→ **Short task**
Skip all pictures, then copy the lines from the start of the data through the line with "a_err = [5, 5, 3, 5, 4]", keeping both ends.

→ **Provided material**

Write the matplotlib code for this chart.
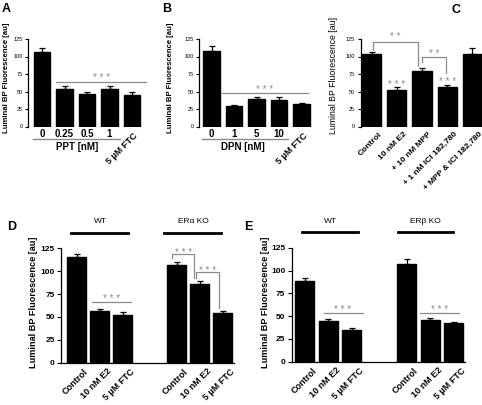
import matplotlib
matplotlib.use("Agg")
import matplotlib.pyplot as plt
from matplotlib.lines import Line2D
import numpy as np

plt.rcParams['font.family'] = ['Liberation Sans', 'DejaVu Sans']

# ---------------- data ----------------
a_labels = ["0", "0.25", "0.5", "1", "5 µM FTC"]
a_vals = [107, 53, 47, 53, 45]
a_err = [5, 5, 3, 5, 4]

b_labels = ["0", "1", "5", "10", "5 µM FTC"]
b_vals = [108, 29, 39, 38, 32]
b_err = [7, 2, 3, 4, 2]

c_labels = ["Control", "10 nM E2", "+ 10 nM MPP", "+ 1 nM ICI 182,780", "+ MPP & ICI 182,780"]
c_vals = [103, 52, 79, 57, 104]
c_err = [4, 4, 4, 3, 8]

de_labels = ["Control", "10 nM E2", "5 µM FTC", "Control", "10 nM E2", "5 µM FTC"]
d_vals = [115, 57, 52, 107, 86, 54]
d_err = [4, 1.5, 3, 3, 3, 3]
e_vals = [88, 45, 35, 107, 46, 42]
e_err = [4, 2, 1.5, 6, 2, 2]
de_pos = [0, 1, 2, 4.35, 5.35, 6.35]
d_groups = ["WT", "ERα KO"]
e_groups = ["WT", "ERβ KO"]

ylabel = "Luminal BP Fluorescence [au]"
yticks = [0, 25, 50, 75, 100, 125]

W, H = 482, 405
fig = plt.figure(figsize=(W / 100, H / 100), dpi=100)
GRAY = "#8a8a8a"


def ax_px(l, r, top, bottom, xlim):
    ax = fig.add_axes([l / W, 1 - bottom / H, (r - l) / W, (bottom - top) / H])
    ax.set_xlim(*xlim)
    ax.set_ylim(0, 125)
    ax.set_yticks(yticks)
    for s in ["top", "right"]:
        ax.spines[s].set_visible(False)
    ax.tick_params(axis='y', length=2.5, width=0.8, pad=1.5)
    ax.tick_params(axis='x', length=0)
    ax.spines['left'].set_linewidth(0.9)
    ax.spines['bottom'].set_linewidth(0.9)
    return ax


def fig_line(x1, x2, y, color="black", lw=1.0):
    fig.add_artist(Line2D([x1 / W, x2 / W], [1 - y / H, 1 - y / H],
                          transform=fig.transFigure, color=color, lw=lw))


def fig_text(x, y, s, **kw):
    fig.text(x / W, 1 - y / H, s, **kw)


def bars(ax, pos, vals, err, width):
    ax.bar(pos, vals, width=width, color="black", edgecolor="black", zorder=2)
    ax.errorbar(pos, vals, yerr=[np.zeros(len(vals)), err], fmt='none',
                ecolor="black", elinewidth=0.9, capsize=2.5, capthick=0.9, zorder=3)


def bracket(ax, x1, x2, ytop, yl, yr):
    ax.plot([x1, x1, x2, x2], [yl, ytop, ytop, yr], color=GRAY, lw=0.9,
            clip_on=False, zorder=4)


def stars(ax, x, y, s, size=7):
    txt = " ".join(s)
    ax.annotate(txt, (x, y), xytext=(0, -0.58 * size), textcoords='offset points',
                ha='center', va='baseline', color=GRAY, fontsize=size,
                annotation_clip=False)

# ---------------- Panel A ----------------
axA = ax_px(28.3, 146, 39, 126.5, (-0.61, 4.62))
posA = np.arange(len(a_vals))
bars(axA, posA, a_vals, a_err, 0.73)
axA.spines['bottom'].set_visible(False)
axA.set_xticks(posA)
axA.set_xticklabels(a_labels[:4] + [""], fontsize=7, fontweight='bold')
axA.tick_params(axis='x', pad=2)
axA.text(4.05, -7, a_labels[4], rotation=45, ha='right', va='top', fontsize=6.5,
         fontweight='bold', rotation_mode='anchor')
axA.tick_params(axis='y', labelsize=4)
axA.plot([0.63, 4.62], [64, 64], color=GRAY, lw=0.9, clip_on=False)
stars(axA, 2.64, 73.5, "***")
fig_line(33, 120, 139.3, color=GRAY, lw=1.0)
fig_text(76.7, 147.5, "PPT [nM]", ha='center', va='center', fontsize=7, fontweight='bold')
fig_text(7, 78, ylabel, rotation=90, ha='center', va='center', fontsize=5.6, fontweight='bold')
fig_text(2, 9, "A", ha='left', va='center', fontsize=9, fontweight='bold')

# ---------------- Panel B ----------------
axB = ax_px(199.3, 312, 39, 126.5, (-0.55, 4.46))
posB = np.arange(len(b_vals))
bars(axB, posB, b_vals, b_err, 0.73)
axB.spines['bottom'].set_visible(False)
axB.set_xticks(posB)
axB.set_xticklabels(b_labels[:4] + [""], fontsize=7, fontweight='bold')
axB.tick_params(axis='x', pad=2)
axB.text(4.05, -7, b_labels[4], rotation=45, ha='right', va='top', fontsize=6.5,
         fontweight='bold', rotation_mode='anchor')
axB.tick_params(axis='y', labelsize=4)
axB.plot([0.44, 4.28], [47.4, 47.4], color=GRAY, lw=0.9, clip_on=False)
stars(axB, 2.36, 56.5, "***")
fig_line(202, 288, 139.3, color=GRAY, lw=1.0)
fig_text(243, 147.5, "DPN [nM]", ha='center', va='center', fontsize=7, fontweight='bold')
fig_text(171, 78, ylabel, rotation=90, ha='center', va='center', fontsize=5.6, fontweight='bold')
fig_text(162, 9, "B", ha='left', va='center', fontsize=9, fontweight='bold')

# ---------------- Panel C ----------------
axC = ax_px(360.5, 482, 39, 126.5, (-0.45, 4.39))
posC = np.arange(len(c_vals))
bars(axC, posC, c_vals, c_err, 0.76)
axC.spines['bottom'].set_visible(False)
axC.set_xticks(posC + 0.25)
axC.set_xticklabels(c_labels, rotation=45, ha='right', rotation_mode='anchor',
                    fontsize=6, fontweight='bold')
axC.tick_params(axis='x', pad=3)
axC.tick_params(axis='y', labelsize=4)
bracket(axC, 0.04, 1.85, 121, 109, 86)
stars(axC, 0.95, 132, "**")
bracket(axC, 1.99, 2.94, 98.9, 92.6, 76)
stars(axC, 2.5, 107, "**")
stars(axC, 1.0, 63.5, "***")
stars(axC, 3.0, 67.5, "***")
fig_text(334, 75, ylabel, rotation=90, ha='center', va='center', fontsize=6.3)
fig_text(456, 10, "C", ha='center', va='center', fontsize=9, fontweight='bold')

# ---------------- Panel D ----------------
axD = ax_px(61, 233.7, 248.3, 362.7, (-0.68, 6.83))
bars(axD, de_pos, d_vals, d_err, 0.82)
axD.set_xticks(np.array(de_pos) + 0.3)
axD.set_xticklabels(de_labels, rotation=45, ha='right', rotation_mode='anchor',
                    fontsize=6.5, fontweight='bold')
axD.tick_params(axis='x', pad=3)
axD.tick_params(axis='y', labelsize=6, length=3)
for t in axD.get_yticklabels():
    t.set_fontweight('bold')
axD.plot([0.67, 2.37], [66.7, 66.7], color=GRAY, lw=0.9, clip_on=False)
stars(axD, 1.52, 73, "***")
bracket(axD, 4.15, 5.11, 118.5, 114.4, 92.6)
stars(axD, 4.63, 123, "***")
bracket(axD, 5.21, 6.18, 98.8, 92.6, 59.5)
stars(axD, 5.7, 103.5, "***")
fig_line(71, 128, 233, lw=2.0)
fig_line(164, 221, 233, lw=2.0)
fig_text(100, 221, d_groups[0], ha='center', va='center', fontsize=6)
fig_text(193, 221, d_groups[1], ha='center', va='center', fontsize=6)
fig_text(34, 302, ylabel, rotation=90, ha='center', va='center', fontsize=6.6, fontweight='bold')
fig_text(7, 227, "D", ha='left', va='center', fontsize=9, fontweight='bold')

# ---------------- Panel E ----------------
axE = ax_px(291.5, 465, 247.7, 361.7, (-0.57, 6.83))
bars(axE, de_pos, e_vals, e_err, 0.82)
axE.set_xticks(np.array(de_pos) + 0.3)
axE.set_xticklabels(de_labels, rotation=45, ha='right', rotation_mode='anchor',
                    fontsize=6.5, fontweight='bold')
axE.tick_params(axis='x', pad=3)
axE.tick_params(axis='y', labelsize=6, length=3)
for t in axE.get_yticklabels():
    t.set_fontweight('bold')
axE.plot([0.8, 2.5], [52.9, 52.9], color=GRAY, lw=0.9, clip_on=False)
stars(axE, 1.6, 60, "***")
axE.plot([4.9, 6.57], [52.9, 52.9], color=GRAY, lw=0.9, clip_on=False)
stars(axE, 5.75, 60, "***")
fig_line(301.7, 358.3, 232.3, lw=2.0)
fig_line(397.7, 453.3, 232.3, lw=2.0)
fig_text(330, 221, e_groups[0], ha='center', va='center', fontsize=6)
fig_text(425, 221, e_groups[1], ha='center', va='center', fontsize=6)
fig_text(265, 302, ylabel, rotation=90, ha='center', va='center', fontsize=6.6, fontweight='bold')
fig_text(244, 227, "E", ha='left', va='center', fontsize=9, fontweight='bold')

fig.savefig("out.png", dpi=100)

→ **The reply**
Write the matplotlib code for this chart.
import matplotlib
matplotlib.use("Agg")
import matplotlib.pyplot as plt
from matplotlib.lines import Line2D
import numpy as np

plt.rcParams['font.family'] = ['Liberation Sans', 'DejaVu Sans']

# ---------------- data ----------------
a_labels = ["0", "0.25", "0.5", "1", "5 µM FTC"]
a_vals = [107, 53, 47, 53, 45]
a_err = [5, 5, 3, 5, 4]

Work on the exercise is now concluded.